Semuanya kumasukkan ke dalam map coklat, yang waktu itu seakan jadi “seragam wajib” pelamar kerja. Begitu selesai, aku bawa map itu ke rumah sakit dengan penuh harapan. Tapi bukannya bertemu HRD, map itu justru kutitipkan ke satpam di depan. Dari situ, aku hanya bisa berdoa semoga berkas itu tidak terselip, terbengkalai di meja resepsionis, atau bahkan berakhir di tumpukan map lain yang tak pernah dibuka.
Proses melamar kerja dulu penuh rasa deg-degan. Kita tak pernah tahu apakah lamaran dibaca atau tidak, apakah ada kabar balasan, atau sekadar ucapan “terima kasih sudah melamar”. Kadang berbulan-bulan tak ada kepastian.
Sekarang, zaman benar-benar berubah. LinkedIn hadir sebagai “CV digital” yang bisa diakses siapa saja, kapan saja. Bedanya dengan map coklat yang dulu kutitipkan ke satpam, LinkedIn bisa langsung menampilkan profil ke ratusan recruiter dalam hitungan detik.
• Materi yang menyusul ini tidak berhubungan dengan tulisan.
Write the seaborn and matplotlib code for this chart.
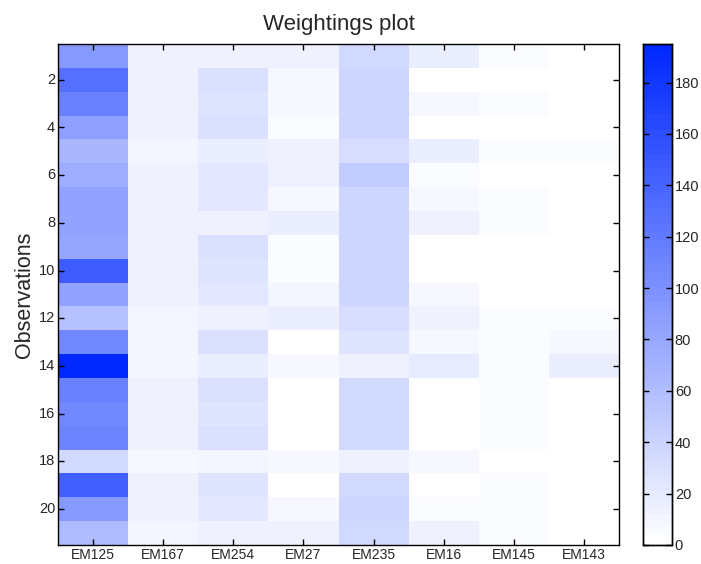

LinkedIn sebagai CV Digital
LinkedIn ibarat etalase online: berisi pendidikan, pengalaman kerja, sertifikat, keterampilan, bahkan rekomendasi dari rekan kerja. Kalau dulu sekali submit CV artinya final, di LinkedIn kita bisa memperbarui profil kapan pun dibutuhkan.
Kelebihan Dibanding CV Tradisional
Update cepat: cukup klik, profil langsung berubah.
Mudah ditemukan: recruiter bisa menemukan kita lewat pencarian, bahkan tanpa kita melamar.
Ada interaksi: orang bisa memberi rekomendasi atau komentar di postingan.